STATED TASK
Your task is to retype the lines from the opening of the material through the line that includes "const yTicks = [0, 10, 20, 30, 40, 50, 60];". Do not copy the pictures.

INFORMATION SUPPLIED

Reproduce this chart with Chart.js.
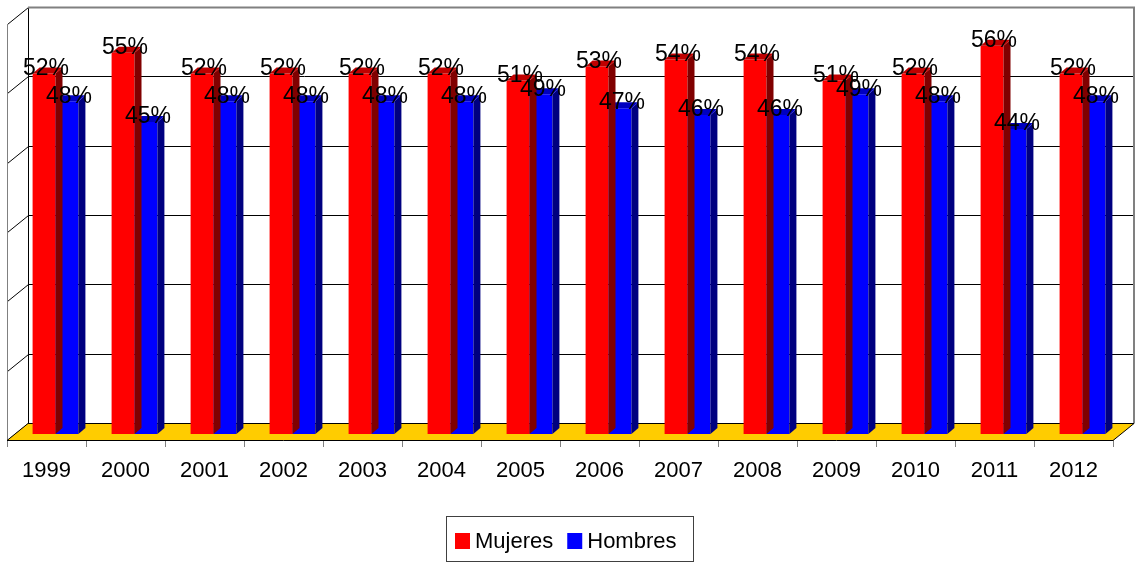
<!DOCTYPE html>
<html>
<head>
<meta charset="utf-8">
<script src="https://cdn.jsdelivr.net/npm/chart.js@4.4.0/dist/chart.umd.min.js"></script>
<style>
  html, body { margin: 0; padding: 0; background: #fff; }
  #wrap { width: 1139px; height: 562px; }
</style>
</head>
<body>
<div id="wrap"><canvas id="chart"></canvas></div>
<script>
// datos
const years = ['1999', '2000', '2001', '2002', '2003', '2004', '2005', '2006', '2007', '2008', '2009', '2010', '2011', '2012'];
const mujeres = [52, 55, 52, 52, 52, 52, 51, 53, 54, 54, 51, 52, 56, 52];
const hombres = [48, 45, 48, 48, 48, 48, 49, 47, 46, 46, 49, 48, 44, 48];
const yTicks = [0, 10, 20, 30, 40, 50, 60];

// efecto 3D: profundidad de la pared y de las barras
const WALL_DX = 21, WALL_DY = -17;
const BAR_SHIFT_X = 9, BAR_SHIFT_Y = -6;
const SIDE_DX = 7, SIDE_DY = -6;
const shades = [
    { front: '#FF0000', side: '#800000', top: '#C00000' },
    { front: '#0000FF', side: '#000080', top: '#0000C0' }
];

const fake3d = {
    id: 'fake3d',
    beforeDatasetsDraw(chart) {
        const { ctx, chartArea: a, scales: { y } } = chart;
        const bottom = y.getPixelForValue(0);
        ctx.save();
        // pared del fondo: lineas de division
        ctx.strokeStyle = '#000';
        ctx.lineWidth = 1;
        yTicks.forEach(v => {
            const yf = Math.round(y.getPixelForValue(v)) + 0.5;
            const yb = yf + WALL_DY;
            ctx.beginPath();
            ctx.moveTo(a.left + WALL_DX, yb);
            ctx.lineTo(a.right + WALL_DX, yb);
            ctx.stroke();
            ctx.beginPath();
            ctx.moveTo(a.left + 0.5, yf);
            ctx.lineTo(a.left + WALL_DX + 0.5, yb);
            ctx.stroke();
        });
        const topB = Math.round(y.getPixelForValue(60)) + WALL_DY + 0.5;
        const botB = Math.round(bottom) + WALL_DY + 0.5;
        ctx.beginPath();
        ctx.moveTo(a.left + WALL_DX + 0.5, topB);
        ctx.lineTo(a.left + WALL_DX + 0.5, botB);
        ctx.stroke();
        // bordes grises
        ctx.strokeStyle = '#808080';
        ctx.lineWidth = 2;
        ctx.beginPath();
        ctx.moveTo(a.left + WALL_DX, topB);
        ctx.lineTo(a.right + WALL_DX, topB);
        ctx.lineTo(a.right + WALL_DX, botB);
        ctx.stroke();
        ctx.lineWidth = 1;
        ctx.beginPath();
        ctx.moveTo(a.left + 0.5, topB - WALL_DY);
        ctx.lineTo(a.left + 0.5, Math.round(bottom) + 2);
        ctx.stroke();
        // piso amarillo
        const yf0 = Math.round(bottom) + 0.5;
        ctx.beginPath();
        ctx.moveTo(a.left, yf0);
        ctx.lineTo(a.right, yf0);
        ctx.lineTo(a.right + WALL_DX, yf0 + WALL_DY);
        ctx.lineTo(a.left + WALL_DX, yf0 + WALL_DY);
        ctx.closePath();
        ctx.fillStyle = '#FFCC00';
        ctx.fill();
        ctx.strokeStyle = '#000';
        ctx.stroke();
        ctx.restore();

        ctx.save();
        ctx.translate(BAR_SHIFT_X, BAR_SHIFT_Y);
    },
    afterDatasetDraw(chart, args) {
        const { ctx } = chart;
        const c = shades[args.index];
        args.meta.data.forEach(bar => {
            const l = bar.x - bar.width / 2, r = bar.x + bar.width / 2;
            const t = bar.y, b = bar.base;
            ctx.fillStyle = c.side;
            ctx.beginPath();
            ctx.moveTo(r, t);
            ctx.lineTo(r + SIDE_DX, t + SIDE_DY);
            ctx.lineTo(r + SIDE_DX, b + SIDE_DY);
            ctx.lineTo(r, b);
            ctx.closePath();
            ctx.fill();
            ctx.fillStyle = c.top;
            ctx.beginPath();
            ctx.moveTo(l, t);
            ctx.lineTo(l + SIDE_DX, t + SIDE_DY);
            ctx.lineTo(r + SIDE_DX, t + SIDE_DY);
            ctx.lineTo(r, t);
            ctx.closePath();
            ctx.fill();
        });
    },
    afterDatasetsDraw(chart) {
        const { ctx } = chart;
        ctx.restore();
        // etiquetas de valor
        ctx.save();
        ctx.font = "23px 'Liberation Sans', Arial, sans-serif";
        ctx.fillStyle = '#000';
        ctx.textAlign = 'center';
        ctx.textBaseline = 'middle';
        chart.data.datasets.forEach((ds, i) => {
            chart.getDatasetMeta(i).data.forEach((bar, j) => {
                ctx.fillText(ds.data[j] + '%', bar.x + BAR_SHIFT_X + 2, bar.y + BAR_SHIFT_Y - 5);
            });
        });
        ctx.restore();
    },
    afterDraw(chart) {
        // leyenda con recuadro
        const { ctx } = chart;
        ctx.save();
        ctx.strokeStyle = '#404040';
        ctx.lineWidth = 1;
        ctx.strokeRect(446.5, 516.5, 247, 45);
        ctx.font = "22px 'Liberation Sans', Arial, sans-serif";
        ctx.textBaseline = 'alphabetic';
        ctx.textAlign = 'left';
        let x = 455;
        chart.data.datasets.forEach(ds => {
            ctx.fillStyle = ds.backgroundColor;
            ctx.fillRect(x, 533, 15, 16);
            ctx.fillStyle = '#000';
            ctx.fillText(ds.label, x + 20, 548);
            x += 20 + ctx.measureText(ds.label).width + 14;
        });
        ctx.restore();
    }
};

new Chart(document.getElementById('chart'), {
    type: 'bar',
    data: {
        labels: years,
        datasets: [
            { label: 'Mujeres', data: mujeres, backgroundColor: '#FF0000', clip: false },
            { label: 'Hombres', data: hombres, backgroundColor: '#0000FF', clip: false }
        ]
    },
    options: {
        responsive: true,
        maintainAspectRatio: false,
        animation: false,
        categoryPercentage: 0.58,
        barPercentage: 1,
        layout: { padding: { left: 7, right: 26, top: 24, bottom: 0 } },
        plugins: {
            legend: { display: false },
            tooltip: { enabled: false }
        },
        scales: {
            x: {
                grid: { drawOnChartArea: false, drawTicks: true, tickLength: 7, color: '#808080', offset: true },
                border: { display: false },
                ticks: { font: { family: "'Liberation Sans', Arial, sans-serif", size: 22 }, color: '#000', padding: 11, maxRotation: 0 },
                afterFit: (axis) => { axis.height = 122; }
            },
            y: {
                display: false,
                min: 0,
                max: 60,
                ticks: { stepSize: 10 }
            }
        }
    },
    plugins: [fake3d]
});
</script>
</body>
</html>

TASK SOLUTION
Reproduce this chart with Chart.js.
<!DOCTYPE html>
<html>
<head>
<meta charset="utf-8">
<script src="https://cdn.jsdelivr.net/npm/chart.js@4.4.0/dist/chart.umd.min.js"></script>
<style>
  html, body { margin: 0; padding: 0; background: #fff; }
  #wrap { width: 1139px; height: 562px; }
</style>
</head>
<body>
<div id="wrap"><canvas id="chart"></canvas></div>
<script>
// datos
const years = ['1999', '2000', '2001', '2002', '2003', '2004', '2005', '2006', '2007', '2008', '2009', '2010', '2011', '2012'];
const mujeres = [52, 55, 52, 52, 52, 52, 51, 53, 54, 54, 51, 52, 56, 52];
const hombres = [48, 45, 48, 48, 48, 48, 49, 47, 46, 46, 49, 48, 44, 48];
const yTicks = [0, 10, 20, 30, 40, 50, 60];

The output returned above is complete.